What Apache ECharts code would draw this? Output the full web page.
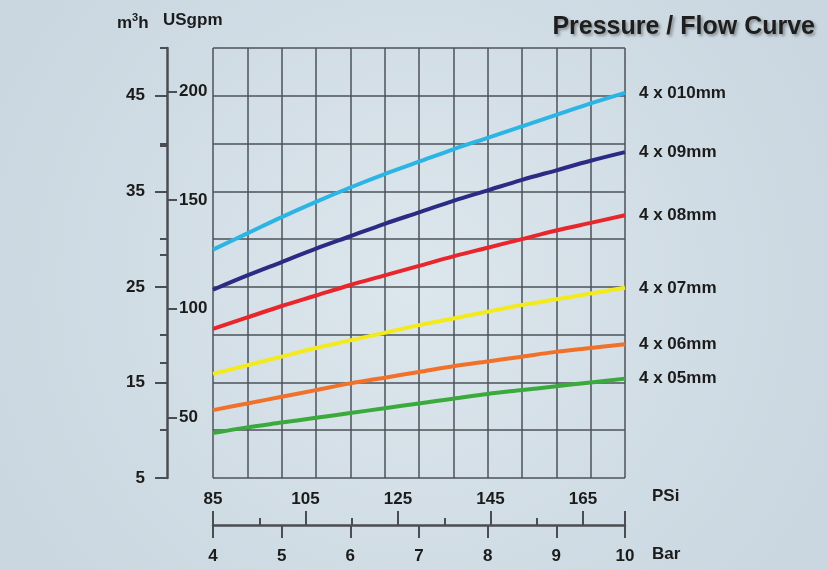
==
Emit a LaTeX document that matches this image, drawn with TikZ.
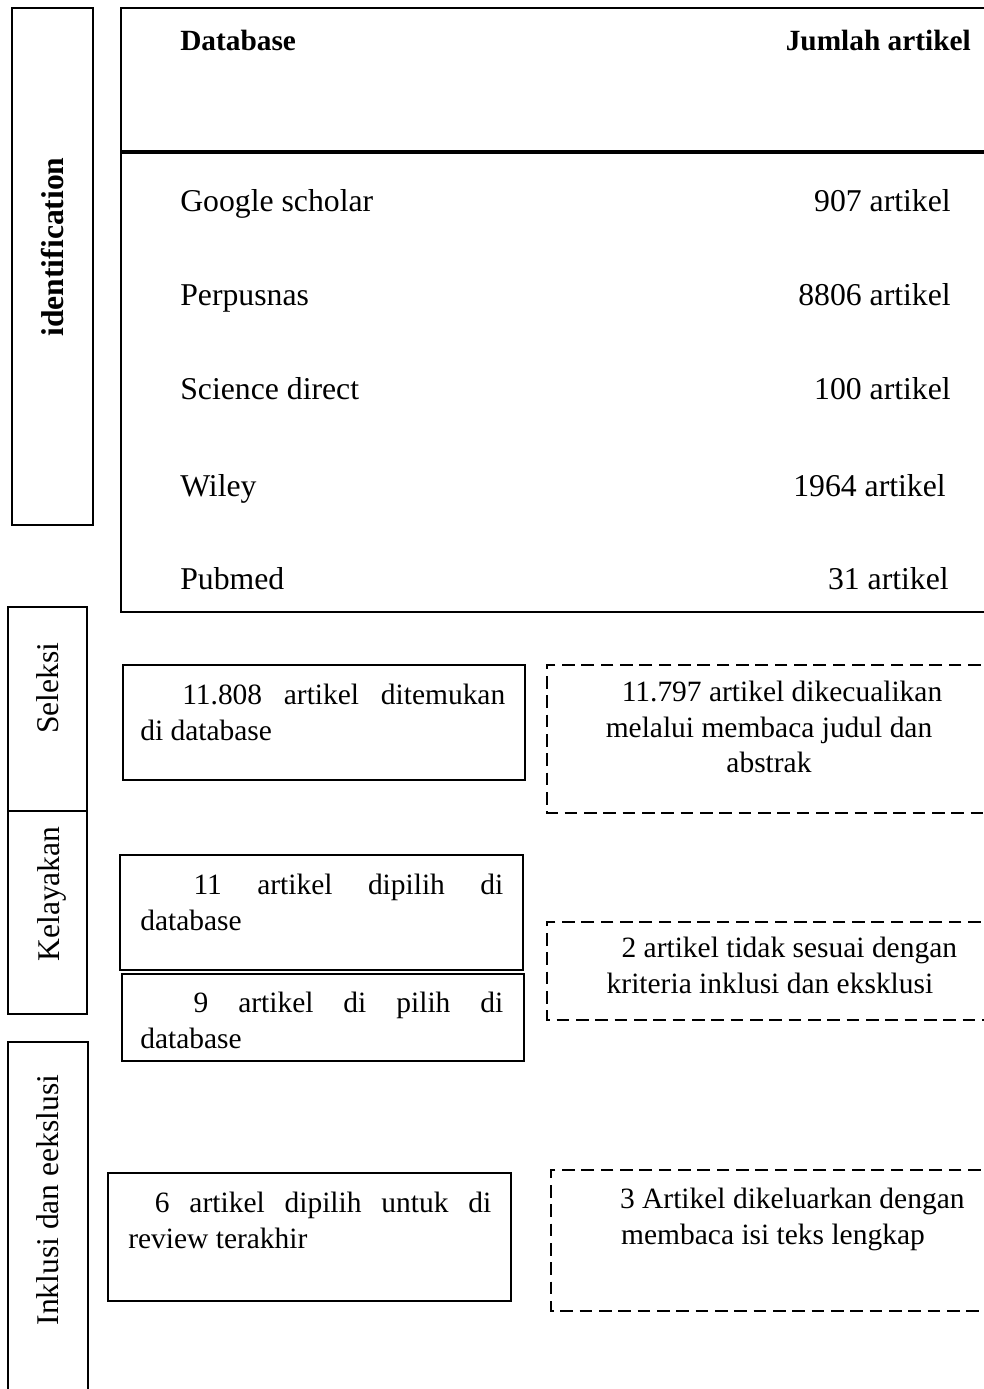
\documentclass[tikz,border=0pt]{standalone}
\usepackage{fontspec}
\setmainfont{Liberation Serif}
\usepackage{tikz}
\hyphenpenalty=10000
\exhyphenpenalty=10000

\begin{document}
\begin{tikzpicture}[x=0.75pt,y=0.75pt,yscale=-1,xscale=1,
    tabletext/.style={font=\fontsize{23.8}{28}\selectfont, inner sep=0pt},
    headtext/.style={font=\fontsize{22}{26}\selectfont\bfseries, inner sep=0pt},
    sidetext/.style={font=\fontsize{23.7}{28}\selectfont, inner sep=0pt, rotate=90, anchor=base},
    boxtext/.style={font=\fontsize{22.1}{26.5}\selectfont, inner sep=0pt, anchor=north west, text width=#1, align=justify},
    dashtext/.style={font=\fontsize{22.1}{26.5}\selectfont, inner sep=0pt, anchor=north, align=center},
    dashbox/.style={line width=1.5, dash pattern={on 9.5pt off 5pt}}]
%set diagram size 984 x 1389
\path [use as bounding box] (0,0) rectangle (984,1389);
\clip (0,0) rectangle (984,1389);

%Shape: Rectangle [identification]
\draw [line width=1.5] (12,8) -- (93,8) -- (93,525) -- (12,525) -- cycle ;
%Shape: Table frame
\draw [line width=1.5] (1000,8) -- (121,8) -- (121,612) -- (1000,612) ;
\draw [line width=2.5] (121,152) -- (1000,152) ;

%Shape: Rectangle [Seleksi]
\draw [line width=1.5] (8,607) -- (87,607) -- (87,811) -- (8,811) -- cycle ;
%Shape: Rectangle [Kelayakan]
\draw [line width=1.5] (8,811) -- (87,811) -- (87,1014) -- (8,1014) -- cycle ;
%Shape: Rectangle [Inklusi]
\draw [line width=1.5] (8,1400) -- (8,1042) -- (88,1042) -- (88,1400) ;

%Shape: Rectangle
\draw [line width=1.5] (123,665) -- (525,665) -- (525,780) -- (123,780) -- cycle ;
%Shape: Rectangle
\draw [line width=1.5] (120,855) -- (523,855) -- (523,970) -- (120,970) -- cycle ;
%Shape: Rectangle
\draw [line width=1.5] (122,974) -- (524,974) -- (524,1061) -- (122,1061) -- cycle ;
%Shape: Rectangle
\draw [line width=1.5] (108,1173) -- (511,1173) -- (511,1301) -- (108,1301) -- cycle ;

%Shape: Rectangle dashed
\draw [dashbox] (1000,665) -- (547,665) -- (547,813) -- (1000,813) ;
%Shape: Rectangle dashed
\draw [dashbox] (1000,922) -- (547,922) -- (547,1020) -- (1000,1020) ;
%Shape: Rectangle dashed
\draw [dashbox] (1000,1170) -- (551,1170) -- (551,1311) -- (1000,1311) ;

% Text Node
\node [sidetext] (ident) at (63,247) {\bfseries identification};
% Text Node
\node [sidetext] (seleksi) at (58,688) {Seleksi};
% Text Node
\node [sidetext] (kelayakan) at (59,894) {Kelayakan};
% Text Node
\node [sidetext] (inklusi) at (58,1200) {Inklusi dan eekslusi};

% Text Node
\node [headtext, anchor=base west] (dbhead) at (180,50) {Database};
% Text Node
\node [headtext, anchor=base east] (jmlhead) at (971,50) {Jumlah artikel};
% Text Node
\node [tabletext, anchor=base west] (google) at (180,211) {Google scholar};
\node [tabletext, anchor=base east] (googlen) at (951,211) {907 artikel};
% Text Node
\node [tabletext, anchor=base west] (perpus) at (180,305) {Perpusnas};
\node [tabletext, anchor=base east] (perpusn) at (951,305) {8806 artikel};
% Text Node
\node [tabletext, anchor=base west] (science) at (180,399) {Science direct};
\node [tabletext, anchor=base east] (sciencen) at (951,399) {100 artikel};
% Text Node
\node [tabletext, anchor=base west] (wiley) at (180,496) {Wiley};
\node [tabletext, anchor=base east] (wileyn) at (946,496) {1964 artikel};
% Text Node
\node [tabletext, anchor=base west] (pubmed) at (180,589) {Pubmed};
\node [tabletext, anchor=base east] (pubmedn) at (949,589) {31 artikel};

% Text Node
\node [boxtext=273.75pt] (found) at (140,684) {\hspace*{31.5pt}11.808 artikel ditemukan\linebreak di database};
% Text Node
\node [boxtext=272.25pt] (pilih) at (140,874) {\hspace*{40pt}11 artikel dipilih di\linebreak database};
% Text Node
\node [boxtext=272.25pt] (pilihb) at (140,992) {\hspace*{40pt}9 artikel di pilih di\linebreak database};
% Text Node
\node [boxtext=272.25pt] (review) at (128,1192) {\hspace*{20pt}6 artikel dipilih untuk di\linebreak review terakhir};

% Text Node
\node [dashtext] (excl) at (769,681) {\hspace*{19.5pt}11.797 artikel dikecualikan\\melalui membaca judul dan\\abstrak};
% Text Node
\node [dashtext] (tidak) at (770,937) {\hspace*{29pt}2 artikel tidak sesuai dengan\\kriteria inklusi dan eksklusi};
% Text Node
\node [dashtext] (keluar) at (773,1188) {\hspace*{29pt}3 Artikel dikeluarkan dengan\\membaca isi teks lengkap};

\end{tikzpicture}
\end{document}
* * *
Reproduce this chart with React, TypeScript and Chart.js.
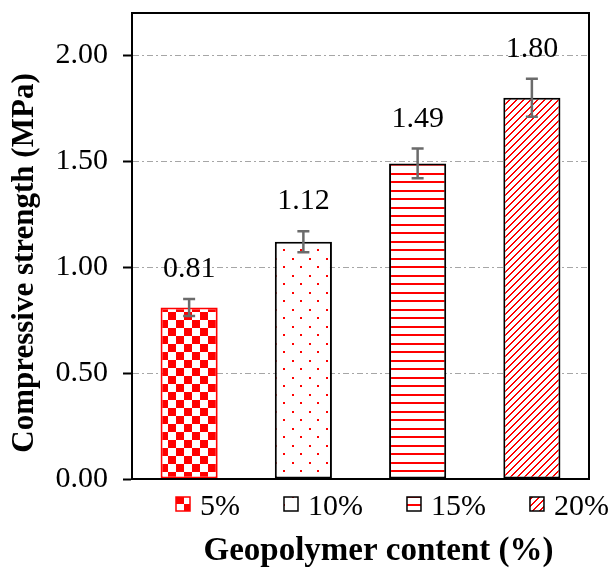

■ **Exercise goal**:
Pick out each line above that includes "with" and show it.

■ **In response**:
Emit a LaTeX document that matches this image, drawn with TikZ.
Reproduce this chart with React, TypeScript and Chart.js.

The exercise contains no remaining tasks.